DATA PROVIDED:
________________

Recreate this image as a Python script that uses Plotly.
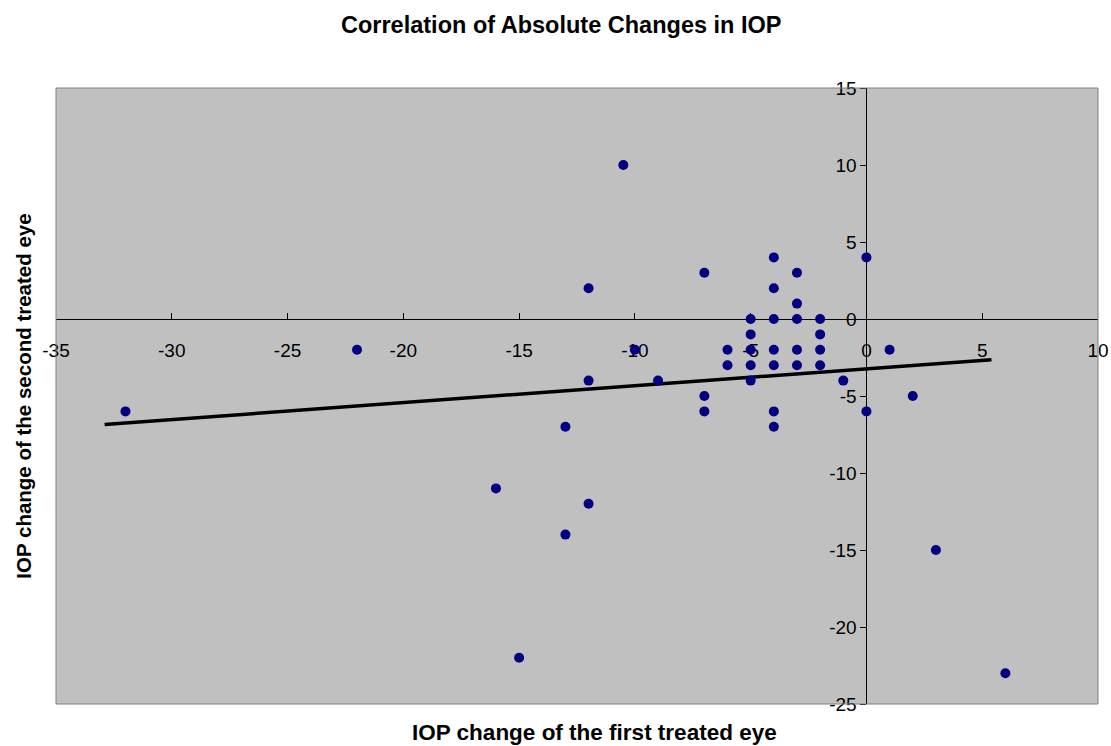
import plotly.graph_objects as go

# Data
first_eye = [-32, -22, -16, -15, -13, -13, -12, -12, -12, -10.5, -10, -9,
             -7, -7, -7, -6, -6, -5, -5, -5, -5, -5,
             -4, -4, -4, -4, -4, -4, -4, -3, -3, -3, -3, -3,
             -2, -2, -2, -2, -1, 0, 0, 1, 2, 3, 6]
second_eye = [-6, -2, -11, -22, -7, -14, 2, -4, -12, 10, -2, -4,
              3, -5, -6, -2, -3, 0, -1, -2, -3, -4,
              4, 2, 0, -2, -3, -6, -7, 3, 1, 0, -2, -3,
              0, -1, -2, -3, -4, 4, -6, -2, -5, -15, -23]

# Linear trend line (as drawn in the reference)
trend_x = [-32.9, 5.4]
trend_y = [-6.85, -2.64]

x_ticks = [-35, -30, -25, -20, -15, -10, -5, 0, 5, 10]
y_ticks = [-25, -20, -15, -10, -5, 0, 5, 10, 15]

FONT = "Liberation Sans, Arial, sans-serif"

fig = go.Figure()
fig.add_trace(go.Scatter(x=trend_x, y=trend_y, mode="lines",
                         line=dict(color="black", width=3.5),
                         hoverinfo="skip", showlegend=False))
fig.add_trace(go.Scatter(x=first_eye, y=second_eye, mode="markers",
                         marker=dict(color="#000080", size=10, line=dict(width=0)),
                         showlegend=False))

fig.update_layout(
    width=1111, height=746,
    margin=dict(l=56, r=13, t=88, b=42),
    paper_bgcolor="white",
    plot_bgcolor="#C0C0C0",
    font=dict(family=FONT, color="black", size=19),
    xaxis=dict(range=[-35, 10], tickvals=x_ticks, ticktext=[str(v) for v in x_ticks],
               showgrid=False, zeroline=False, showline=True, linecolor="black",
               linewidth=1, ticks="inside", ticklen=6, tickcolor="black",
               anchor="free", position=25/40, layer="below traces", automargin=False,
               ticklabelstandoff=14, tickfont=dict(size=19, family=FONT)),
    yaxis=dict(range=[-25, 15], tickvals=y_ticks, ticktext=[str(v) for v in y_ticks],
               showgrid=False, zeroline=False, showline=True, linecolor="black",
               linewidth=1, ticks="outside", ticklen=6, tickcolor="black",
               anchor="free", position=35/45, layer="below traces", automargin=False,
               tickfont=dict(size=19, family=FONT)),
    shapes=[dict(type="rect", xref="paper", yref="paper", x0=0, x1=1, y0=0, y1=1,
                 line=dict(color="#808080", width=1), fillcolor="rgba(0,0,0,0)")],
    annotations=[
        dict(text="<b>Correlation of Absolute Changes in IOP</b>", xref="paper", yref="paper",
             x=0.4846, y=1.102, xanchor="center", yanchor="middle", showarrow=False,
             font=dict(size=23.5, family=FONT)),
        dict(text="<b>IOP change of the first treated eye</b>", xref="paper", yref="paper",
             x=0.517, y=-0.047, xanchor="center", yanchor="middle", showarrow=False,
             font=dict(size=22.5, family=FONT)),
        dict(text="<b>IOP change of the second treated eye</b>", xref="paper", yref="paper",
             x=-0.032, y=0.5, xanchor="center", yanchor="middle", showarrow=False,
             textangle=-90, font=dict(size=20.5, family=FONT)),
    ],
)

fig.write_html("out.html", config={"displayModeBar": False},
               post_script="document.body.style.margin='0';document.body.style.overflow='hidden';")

________________

INSTRUCTION: Copy each line above precisely, dropping the pictures.

THE COMPLETED TASK:
Recreate this image as a Python script that uses Plotly.
import plotly.graph_objects as go

# Data
first_eye = [-32, -22, -16, -15, -13, -13, -12, -12, -12, -10.5, -10, -9,
             -7, -7, -7, -6, -6, -5, -5, -5, -5, -5,
             -4, -4, -4, -4, -4, -4, -4, -3, -3, -3, -3, -3,
             -2, -2, -2, -2, -1, 0, 0, 1, 2, 3, 6]
second_eye = [-6, -2, -11, -22, -7, -14, 2, -4, -12, 10, -2, -4,
              3, -5, -6, -2, -3, 0, -1, -2, -3, -4,
              4, 2, 0, -2, -3, -6, -7, 3, 1, 0, -2, -3,
              0, -1, -2, -3, -4, 4, -6, -2, -5, -15, -23]

# Linear trend line (as drawn in the reference)
trend_x = [-32.9, 5.4]
trend_y = [-6.85, -2.64]

x_ticks = [-35, -30, -25, -20, -15, -10, -5, 0, 5, 10]
y_ticks = [-25, -20, -15, -10, -5, 0, 5, 10, 15]

FONT = "Liberation Sans, Arial, sans-serif"

fig = go.Figure()
fig.add_trace(go.Scatter(x=trend_x, y=trend_y, mode="lines",
                         line=dict(color="black", width=3.5),
                         hoverinfo="skip", showlegend=False))
fig.add_trace(go.Scatter(x=first_eye, y=second_eye, mode="markers",
                         marker=dict(color="#000080", size=10, line=dict(width=0)),
                         showlegend=False))

fig.update_layout(
    width=1111, height=746,
    margin=dict(l=56, r=13, t=88, b=42),
    paper_bgcolor="white",
    plot_bgcolor="#C0C0C0",
    font=dict(family=FONT, color="black", size=19),
    xaxis=dict(range=[-35, 10], tickvals=x_ticks, ticktext=[str(v) for v in x_ticks],
               showgrid=False, zeroline=False, showline=True, linecolor="black",
               linewidth=1, ticks="inside", ticklen=6, tickcolor="black",
               anchor="free", position=25/40, layer="below traces", automargin=False,
               ticklabelstandoff=14, tickfont=dict(size=19, family=FONT)),
    yaxis=dict(range=[-25, 15], tickvals=y_ticks, ticktext=[str(v) for v in y_ticks],
               showgrid=False, zeroline=False, showline=True, linecolor="black",
               linewidth=1, ticks="outside", ticklen=6, tickcolor="black",
               anchor="free", position=35/45, layer="below traces", automargin=False,
               tickfont=dict(size=19, family=FONT)),
    shapes=[dict(type="rect", xref="paper", yref="paper", x0=0, x1=1, y0=0, y1=1,
                 line=dict(color="#808080", width=1), fillcolor="rgba(0,0,0,0)")],
    annotations=[
        dict(text="<b>Correlation of Absolute Changes in IOP</b>", xref="paper", yref="paper",
             x=0.4846, y=1.102, xanchor="center", yanchor="middle", showarrow=False,
             font=dict(size=23.5, family=FONT)),
        dict(text="<b>IOP change of the first treated eye</b>", xref="paper", yref="paper",
             x=0.517, y=-0.047, xanchor="center", yanchor="middle", showarrow=False,
             font=dict(size=22.5, family=FONT)),
        dict(text="<b>IOP change of the second treated eye</b>", xref="paper", yref="paper",
             x=-0.032, y=0.5, xanchor="center", yanchor="middle", showarrow=False,
             textangle=-90, font=dict(size=20.5, family=FONT)),
    ],
)

fig.write_html("out.html", config={"displayModeBar": False},
               post_script="document.body.style.margin='0';document.body.style.overflow='hidden';")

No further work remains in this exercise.